Un pragmatisme courageux
Le Premier ministre britannique s'évertue à résoudre les problèmes plutôt que de les entretenir, se félicite Neue Zürcher Zeitung :
«Cette journée pourrait être décisive pour l'avenir politique de Rishi Sunak. Ce dernier aurait en effet pu choisir de repousser le dossier de l'Irlande du Nord aux calendes grecques, afin d'éviter tout clash avec l'entourage de Johnson. Mais il a décidé de s'attaquer au problème et a ainsi laissé éclater au grand jour la lutte de pouvoir qui couvait au sein du parti. Une démarche qui témoigne de son courage, car le parti va lui mener la vie dure. Mais il gagnera le respect de la population, si tant est qu'elle s'intéresse à la question de l'Irlande du Nord. C'est une ressource dont le gouvernement et le parti ont bien besoin après les frasques de l'année dernière.»
Fini l'imbroglio !
ABC salue lui aussi l'accord négocié :
«Le nouvel accord est suffisamment flexible pour que Rishi Sunak ne soit pas critiqué par les Britanniques, même si les faucons de son parti ne lui épargneront aucune critique. ... Pour Von der Leyen, les concessions marquent la fin de la campagne acrimonieuse à laquelle l'UE - sous l'impulsion de Macron - s'était livrée avec Johnson. C'est une bonne chose, car la guerre en Ukraine a ouvert de nombreux conflits à l'évolution incertaine.»
Un triomphe personnel pour Sunak
L'accord de Windsor marque lui aussi une rupture avec Boris Johnson, assure De Volkskrant :
«Le Royaume-Uni avait besoin d'un Premier ministre assez audacieux pour proposer des mesures qui ne font pas de vagues à Bruxelles, plaçant l'intérêt du pays au-dessus de son ambition personnelle, avec une bonne compréhension de l'économie et qui soit doté d'une bonne dose de pragmatisme.

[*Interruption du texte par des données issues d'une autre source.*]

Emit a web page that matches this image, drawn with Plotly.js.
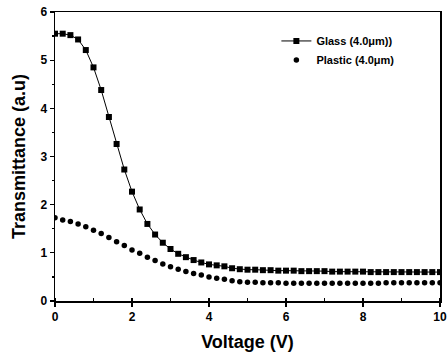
<!DOCTYPE html>
<html><head><meta charset="utf-8">
<script src="https://cdn.plot.ly/plotly-3.0.1.min.js"></script>
<style>html,body{margin:0;padding:0;background:#fff}#plot{width:448px;height:361px}</style>
</head><body><div id="plot"></div>
<script>
var voltage = [0,0.2,0.4,0.6,0.8,1.0,1.2,1.4,1.6,1.8,2.0,2.2,2.4,2.6,2.8,3.0,3.2,3.4,3.6,3.8,4.0,4.2,4.4,4.6,4.8,5.0,5.2,5.4,5.6,5.8,6.0,6.2,6.4,6.6,6.8,7.0,7.2,7.4,7.6,7.8,8.0,8.2,8.4,8.6,8.8,9.0,9.2,9.4,9.6,9.8,10.0];
var glass = [5.55,5.55,5.52,5.43,5.21,4.85,4.38,3.82,3.26,2.73,2.27,1.90,1.60,1.38,1.21,1.08,0.98,0.91,0.85,0.80,0.76,0.74,0.72,0.68,0.66,0.65,0.65,0.64,0.64,0.63,0.63,0.63,0.62,0.62,0.62,0.62,0.61,0.61,0.61,0.61,0.61,0.60,0.60,0.60,0.60,0.60,0.60,0.60,0.60,0.60,0.60];
var plastic = [1.73,1.68,1.65,1.60,1.54,1.47,1.40,1.32,1.23,1.15,1.06,0.99,0.91,0.84,0.77,0.71,0.66,0.61,0.57,0.54,0.50,0.47,0.45,0.42,0.40,0.39,0.39,0.38,0.38,0.38,0.37,0.37,0.37,0.37,0.37,0.37,0.37,0.37,0.37,0.37,0.37,0.37,0.37,0.38,0.38,0.38,0.38,0.38,0.38,0.38,0.38];
var seriesNames = ['Glass (4.0\u03bcm))', 'Plastic (4.0\u03bcm)'];

var F = 'Liberation Sans, Arial, sans-serif';
var traces = [
  {x: voltage, y: glass, name: seriesNames[0], type: 'scatter', mode: 'lines+markers',
   line: {color: '#000', width: 1}, marker: {symbol: 'square', size: 6, color: '#000'}},
  {x: voltage, y: plastic, name: seriesNames[1], type: 'scatter', mode: 'markers',
   marker: {symbol: 'circle', size: 5.5, color: '#000'}}
];
var axisCommon = {
  showgrid: false, zeroline: false, showline: true, linecolor: '#000', linewidth: 1.5,
  mirror: true, ticks: 'outside', ticklen: 4, tickwidth: 1.2, tickcolor: '#000',
  ticklabeloverflow: 'allow',
  tickfont: {family: F, size: 12, color: '#000', weight: 'bold'}
};
var layout = {
  width: 448, height: 361,
  margin: {l: 55, r: 8, t: 12, b: 60},
  paper_bgcolor: '#fff', plot_bgcolor: '#fff',
  showlegend: true,
  legend: {x: 0.575, y: 0.95, xanchor: 'left', yanchor: 'top', bgcolor: 'rgba(0,0,0,0)',
           font: {family: F, size: 11, color: '#000', weight: 'bold'}, tracegroupgap: 0, itemwidth: 30},
  xaxis: Object.assign({}, axisCommon, {
    range: [0, 10], dtick: 2, tick0: 0,
    minor: {dtick: 1, ticks: 'inside', ticklen: 3, tickcolor: '#000'},
    title: {text: 'Voltage (V)', standoff: 12, font: {family: F, size: 18, color: '#000', weight: 'bold'}}
  }),
  yaxis: Object.assign({}, axisCommon, {
    range: [0, 6], dtick: 1, tick0: 0,
    minor: {dtick: 0.5, ticks: 'outside', ticklen: 2, tickcolor: '#000'},
    title: {text: 'Transmittance (a.u)', standoff: 10, font: {family: F, size: 18, color: '#000', weight: 'bold'}}
  })
};
Plotly.newPlot('plot', traces, layout, {displayModeBar: false, staticPlot: true});
</script></body></html>
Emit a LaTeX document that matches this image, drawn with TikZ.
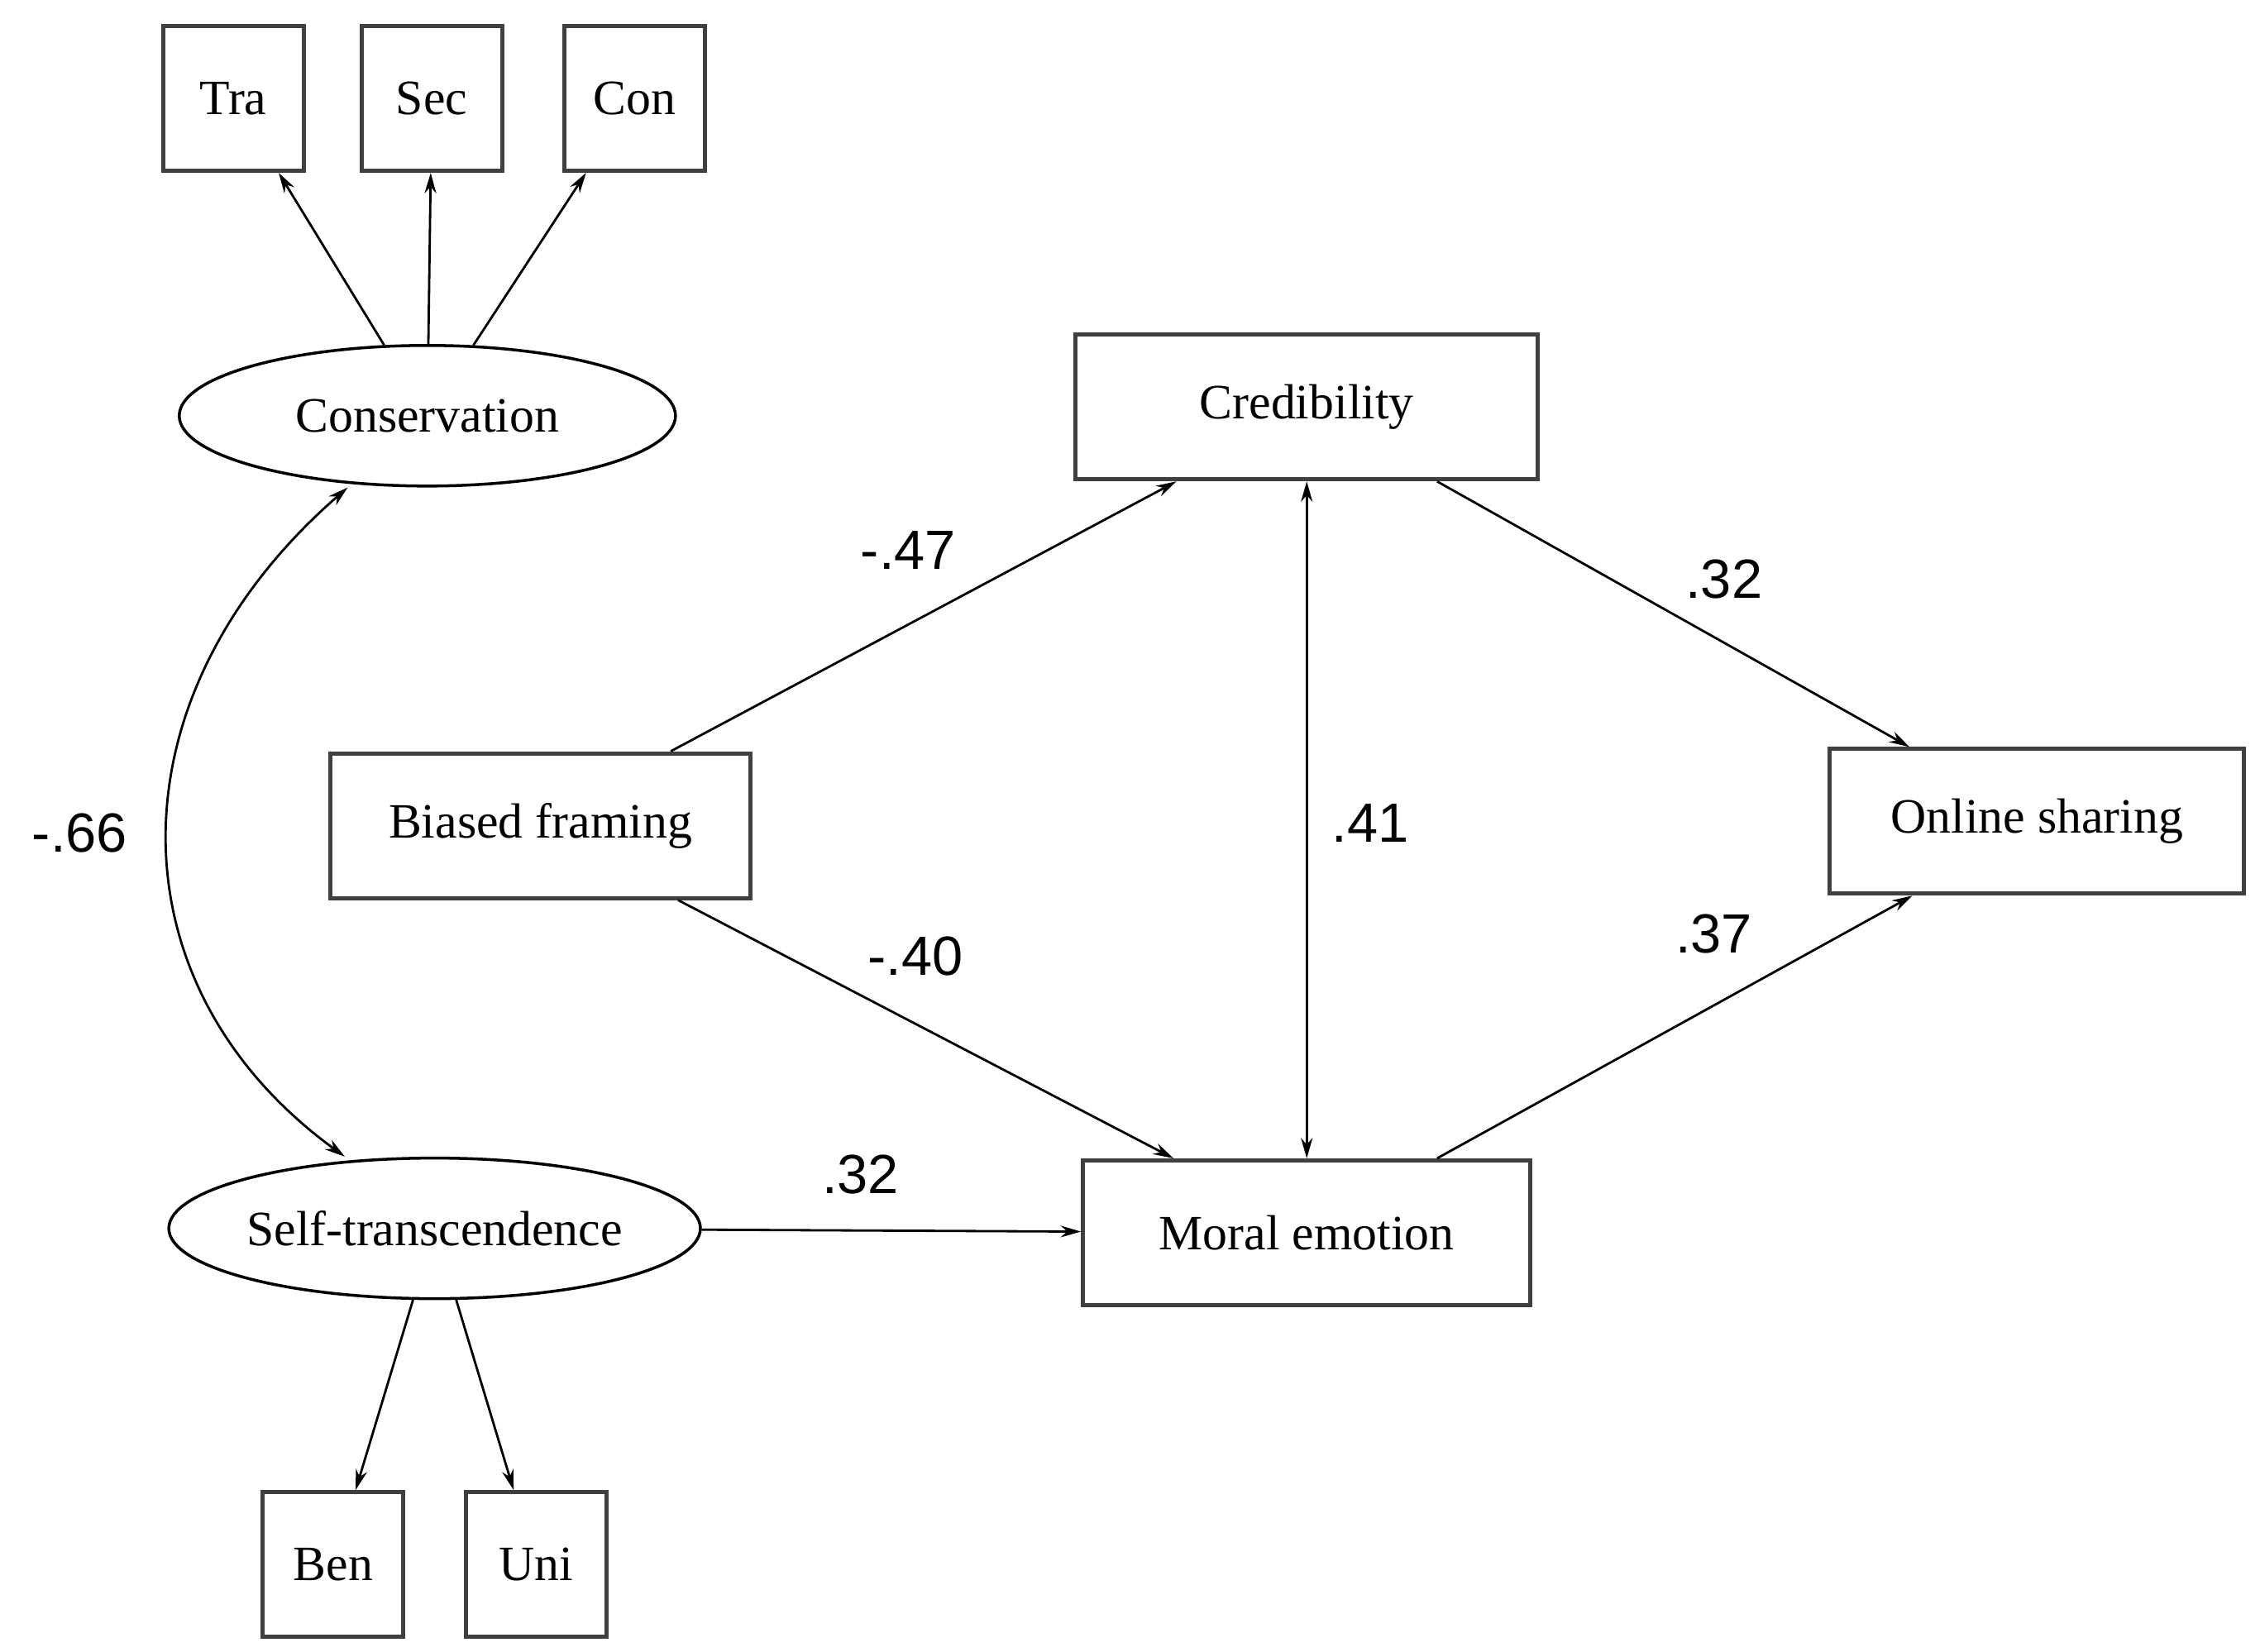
\documentclass[tikz,border=0pt]{standalone}
\usepackage{fontspec}
\setmainfont{Liberation Serif}
\newfontfamily\lblfont{Liberation Sans}
\usetikzlibrary{arrows.meta,calc,shapes.geometric}
\begin{document}
\begin{tikzpicture}[x=0.01752cm,y=-0.01752cm,
  box/.style={draw=black!75,line width=1.4pt,inner sep=0pt,font=\fontsize{17}{20}\selectfont},
  ind/.style={box,minimum width=1.7cm,minimum height=1.75cm},
  var/.style={box,minimum height=1.75cm},
  lat/.style={ellipse,draw=black,line width=1pt,inner sep=0pt,minimum height=1.7cm,font=\fontsize{17}{20}\selectfont},
  path/.style={-{Stealth[length=7pt,width=4pt]},line width=0.8pt},
  coef/.style={font=\lblfont\fontsize{19}{22}\selectfont}]
\useasboundingbox (0,0) rectangle (1560,1140);
% indicators
\node[ind] (tra) at (161,68) {Tra};
\node[ind] (sec) at (298,68) {Sec};
\node[ind] (con) at (438,68) {Con};
\node[ind] (ben) at (230,1080) {Ben};
\node[ind] (uni) at (370,1080) {Uni};
% latent factors
\node[lat,minimum width=6cm] (cons) at (295,287) {Conservation};
\node[lat,minimum width=6.25cm] (self) at (300,848) {Self-transcendence};
% observed variables
\node[var,minimum width=5.59cm] (cred) at (902,281) {Credibility};
\node[var,minimum width=5.08cm] (bias) at (373,570) {Biased framing};
\node[var,minimum width=5.01cm] (share) at (1406,567) {Online sharing};
\node[var,minimum width=5.41cm] (moral) at (902,851) {Moral emotion};
% measurement paths
\draw[path] (cons) -- (tra);
\draw[path] (cons) -- (sec);
\draw[path] (cons) -- (con);
\draw[path] (self) -- (ben);
\draw[path] (self) -- (uni);
% correlation
\coordinate (c1) at ($(cons.south)+(-55,0)$);
\coordinate (c2) at ($(self.north)+(-62,0)$);
\draw[path,{Stealth[length=7pt,width=4pt]}-{Stealth[length=7pt,width=4pt]}] (c1) .. controls (75,480) and (75,680) .. (c2);
\node[coef] (r1) at (55,575) {-.66};
% structural paths
\coordinate (b1) at ($(bias.north)+(90,0)$);
\draw[path] (b1) -- ($(cred.south)+(-90,0)$);
\draw[path] ($(bias.south)+(95,0)$) -- ($(moral.north)+(-92,0)$);
\draw[path] ($(cred.south)+(90,0)$) -- ($(share.north)+(-88,0)$);
\draw[path] ($(moral.north)+(90,0)$) -- ($(share.south)+(-86,0)$);
\draw[path,{Stealth[length=7pt,width=4pt]}-{Stealth[length=7pt,width=4pt]}] (cred) -- (moral);
\draw[path] (self) -- (moral);
% coefficients
\node[coef] (p1) at (627,380) {-.47};
\node[coef] (p2) at (1190,400) {.32};
\node[coef] (p3) at (946,568) {.41};
\node[coef] (p4) at (632,660) {-.40};
\node[coef] (p5) at (1183,645) {.37};
\node[coef] (p6) at (594,811) {.32};
\end{tikzpicture}
\end{document}
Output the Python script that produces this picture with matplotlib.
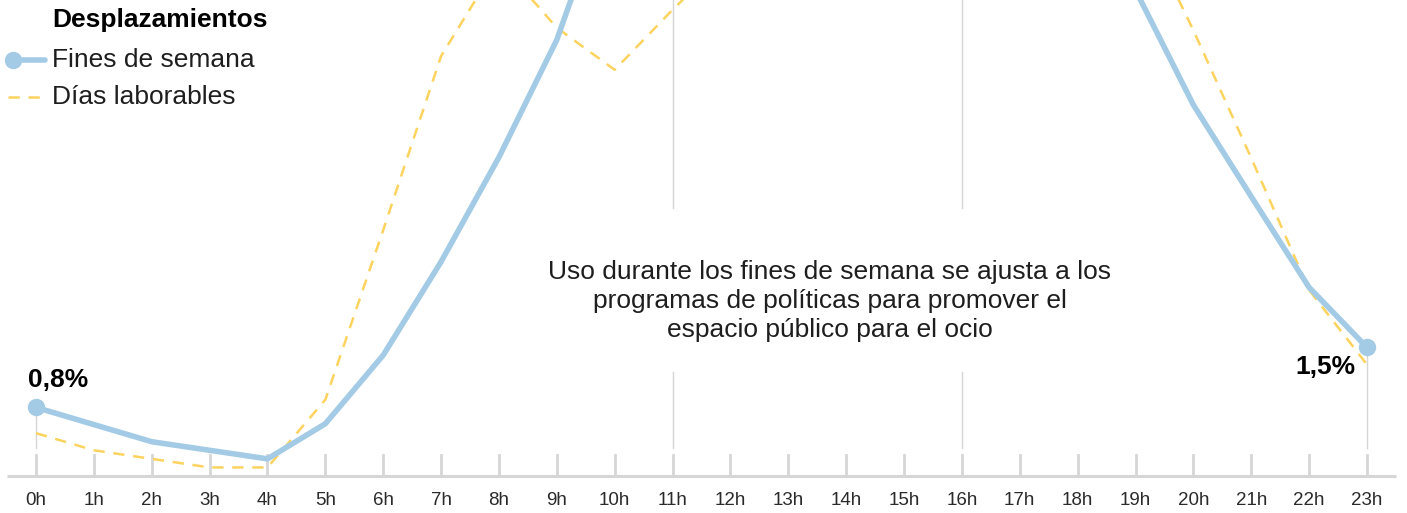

Or c'est exactement le leader que Rishi Sunak s'est révélé être. ... La voie de la confrontation n'était pas la bonne pour Sunak, ne serait-ce que parce que la Chambre des lords aurait retoqué un projet de loi trop controversé. En tant que technocrate, il a choisi de résoudre cette problématique de manière pragmatique. Le résultat, c'est un accord que même Johnson aurait signé sur-le-champ, même s'il aurait du mal à l'avouer.»